在哲學的意義上,任何一個共相、物種,都只能在差別中予以定義。沒有類比和區分,也就無從定義。因而20世紀以前的哲學家,大抵通過對人與動物差異的沉思來界定人類的起源和本質。例如馬克思認為勞動創造了人,人類通過生產自己的生活資料,而把自己和動物區別開來。費爾巴哈則從意識的角度,認為能夠無利害地靜觀和欣賞星空,是人超出動物的典型表現。這都是從歷史的角度為人類下定義。而隨著控制論和人工智能的興起,人們開始從未來的視角反觀,將人看作一種特殊的機器——情感機器、會犯錯誤的機器、腦袋上頂了個計算機的肉機器。在這個線索上,對人與機器本質區別的認識,逐漸從“智慧”轉向“情感”,認為人的感性世界,是人工智能難以征服的終極領域。AI可以像人一樣思考,卻無法擁有人的感情。也正因此,人工智能或外星文明如何通過學習獲得類人的情感,成為相關領域研究的熱點,也為科幻想象提供了開闊的空間。王侃瑜對人與其他存有的感情書寫,也從這一角度展開。目前來說,她所創造的異世界他者,常常是高度擬人化的。無論是《潮汐歷》《月見潮》中的外星異性,還是麋鹿賽博格(《發條麋鹿》),高仿真生化體松鼠(《機械松鼠》),都可看作披著各式外衣的“人”。因而,它們與人類萌生的感情自然是相當“人性化”的,不可避免地成為人間愛情的變種。“科幻言情”的光明前景,是以科幻超越言情,拓寬人類感情的認識邊界。面對廣袤的未知,人類感覺到恐懼,但也從中領受了全新的敬畏與謙遜,不再是萬物皆備于我,而是嘗試認識并理解其他形式的存在者。科幻小說能否在人與異世界之間,創造一種新的情感界面,在與異世界他者更公平的愛情中,想象未來形態的感情形式?所謂公平,指的是二者地位的平等,不是其他存有向人類學習愛,而是彼此靠近,共同探索非人性而又合人性的新型情感。這樣的科幻想象,能夠幫助我們從存在的高度重新認識人,以及人類的情感本質。
在這個意義上,王侃瑜另一類型的科幻愛情小說頗有可觀。在《織己》《腦匣》和《失樂園》等作品中,愛情依然在人與人之間鳴發,但又有了科幻的變調。新的科技手段,改變的并非愛情本身,而是人們對于愛情的自知力和自控力。《腦匣》是特別值得重視的一部短篇小說。

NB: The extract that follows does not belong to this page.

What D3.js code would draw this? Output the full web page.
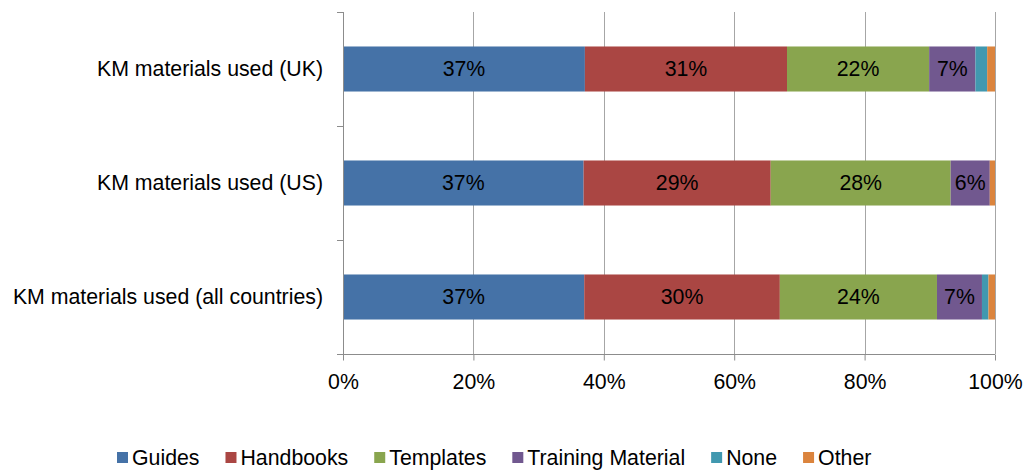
<!DOCTYPE html>
<html>
<head>
<meta charset="utf-8">
<script src="https://cdn.jsdelivr.net/npm/d3@7"></script>
<style>
  html, body { margin: 0; padding: 0; background: #fff; }
  svg { display: block; font-family: "Liberation Sans", Arial, sans-serif; }
</style>
</head>
<body>
<svg id="chart" width="1031" height="472"></svg>
<script>
// Categories, top to bottom
const categories = [
  "KM materials used (UK)",
  "KM materials used (US)",
  "KM materials used (all countries)"
];

// Material types (stack order, left to right)
const seriesNames = ["Guides", "Handbooks", "Templates", "Training Material", "None", "Other"];
const seriesColors = ["#4572A7", "#AA4643", "#89A54E", "#71588F", "#4198AF", "#DB843D"];

// Percent share per category, one array per material type
const guides     = [37.1, 36.9, 37.0];
const handbooks  = [31.0, 28.7, 30.0];
const templates  = [21.8, 27.6, 24.1];
const training   = [7.1, 6.0, 6.9];
const none       = [1.8, 0.0, 1.0];
const other      = [1.2, 0.8, 1.0];

// Segments carrying a value label
const labelled = ["Guides", "Handbooks", "Templates", "Training Material"];

const xTicks = [0, 0.2, 0.4, 0.6, 0.8, 1.0];

const seriesValues = [guides, handbooks, templates, training, none, other];

const rows = categories.map((c, i) => {
  const row = { category: c };
  seriesNames.forEach((s, j) => { row[s] = seriesValues[j][i]; });
  return row;
});

const svg = d3.select("#chart");
const plotLeft = 343, plotRight = 995, plotTop = 12, plotBottom = 354;
const fontSize = 21.3;

const x = d3.scaleLinear().domain([0, 1]).range([plotLeft, plotRight]);
const y = d3.scaleBand().domain(categories).range([plotTop, plotBottom])
  .paddingInner(0.605).paddingOuter(0.3025);

const stack = d3.stack().keys(seriesNames).offset(d3.stackOffsetExpand);
const layers = stack(rows);

// Vertical gridlines
svg.append("g")
  .selectAll("line")
  .data(xTicks.filter(t => t > 0))
  .join("line")
  .attr("x1", d => Math.round(x(d)) + 0.5)
  .attr("x2", d => Math.round(x(d)) + 0.5)
  .attr("y1", plotTop)
  .attr("y2", plotBottom)
  .attr("stroke", "#a6a6a6")
  .attr("stroke-width", 1);

// Stacked bars
const layerG = svg.append("g")
  .selectAll("g")
  .data(layers)
  .join("g")
  .attr("fill", (d, i) => seriesColors[i]);

layerG.selectAll("rect")
  .data(d => d.map(p => ({ p, key: d.key })))
  .join("rect")
  .attr("x", d => x(d.p[0]))
  .attr("y", d => y(d.p.data.category))
  .attr("width", d => Math.max(0, x(d.p[1]) - x(d.p[0])))
  .attr("height", y.bandwidth());

// Value labels
const fmt = d3.format(".0%");
layerG.filter(d => labelled.includes(d.key))
  .selectAll("text")
  .data(d => d.map(p => ({ p, key: d.key })))
  .join("text")
  .attr("x", d => (x(d.p[0]) + x(d.p[1])) / 2)
  .attr("y", d => y(d.p.data.category) + y.bandwidth() / 2)
  .attr("dy", "0.35em")
  .attr("text-anchor", "middle")
  .attr("fill", "#000")
  .attr("font-size", fontSize)
  .text(d => fmt(d.p[1] - d.p[0]));

// Bottom value axis
const xAxis = d3.axisBottom(x).tickValues(xTicks).tickFormat(d3.format(".0%"))
  .tickSize(6).tickSizeOuter(0);
const gx = svg.append("g")
  .attr("transform", `translate(0,${plotBottom + 0.5})`)
  .call(xAxis);
gx.select(".domain").attr("stroke", "#8c8c8c")
  .attr("d", `M${plotLeft - 6},0H${plotRight}`);
gx.selectAll(".tick line").attr("stroke", "#8c8c8c");
gx.selectAll(".tick text")
  .attr("font-size", fontSize)
  .attr("font-family", "Liberation Sans, Arial, sans-serif")
  .attr("fill", "#000")
  .attr("dy", "0")
  .attr("y", 34);

// Left category axis: tick marks on band boundaries
const boundaries = d3.range(categories.length + 1).map(i => plotTop + i * y.step());
const gy = svg.append("g");
gy.append("line")
  .attr("x1", plotLeft + 0.5).attr("x2", plotLeft + 0.5)
  .attr("y1", plotTop).attr("y2", plotBottom)
  .attr("stroke", "#8c8c8c");
gy.selectAll("line.tick")
  .data(boundaries)
  .join("line")
  .attr("class", "tick")
  .attr("x1", plotLeft - 6).attr("x2", plotLeft)
  .attr("y1", d => Math.round(d) + 0.5)
  .attr("y2", d => Math.round(d) + 0.5)
  .attr("stroke", "#8c8c8c");
gy.selectAll("text")
  .data(categories)
  .join("text")
  .attr("x", plotLeft - 20)
  .attr("y", d => y(d) + y.bandwidth() / 2)
  .attr("dy", "0.35em")
  .attr("text-anchor", "end")
  .attr("font-size", fontSize)
  .attr("fill", "#000")
  .text(d => d);

// Legend
const legend = svg.append("g").attr("transform", "translate(117,0)");
let lx = 0;
seriesNames.forEach((name, i) => {
  const g = legend.append("g").attr("transform", `translate(${lx},0)`);
  g.append("rect")
    .attr("x", 0).attr("y", 452)
    .attr("width", 11).attr("height", 11)
    .attr("fill", seriesColors[i]);
  const t = g.append("text")
    .attr("x", 15).attr("y", 464.5)
    .attr("font-size", fontSize)
    .attr("fill", "#000")
    .text(name);
  lx += 15 + t.node().getComputedTextLength() + 26;
});
</script>
</body>
</html>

腦匣是一個還在研發階段的新科技,它可以通過人腦植入,像飛機的黑匣子一樣,記錄人死前五分鐘內的大腦活動,并允許死者親屬讀取數據,破解隱秘。趙霖因飛機失事喪生,戀人方先生急迫地打開她的腦匣,獲取的信息卻大出意料:“方銳也許還捧著戒指在機場等我,我卻永遠無法親口對他說了。人的本能是粉飾自我,保持自我在他人眼中的一致性,他的感性也好,我的理性也好,都不過是面向他人時不愿摘下的面具。……在他的心底,對于自己的愛遠超于對我的愛,不然怎會不顧我的感受?”讀取數據中的方先生血壓飛升,實驗被迫暫停。面對困惑的研究人員,如夢方醒的方先生選擇隱瞞真相,只是說未婚妻很愛他,下飛機就會接受求婚。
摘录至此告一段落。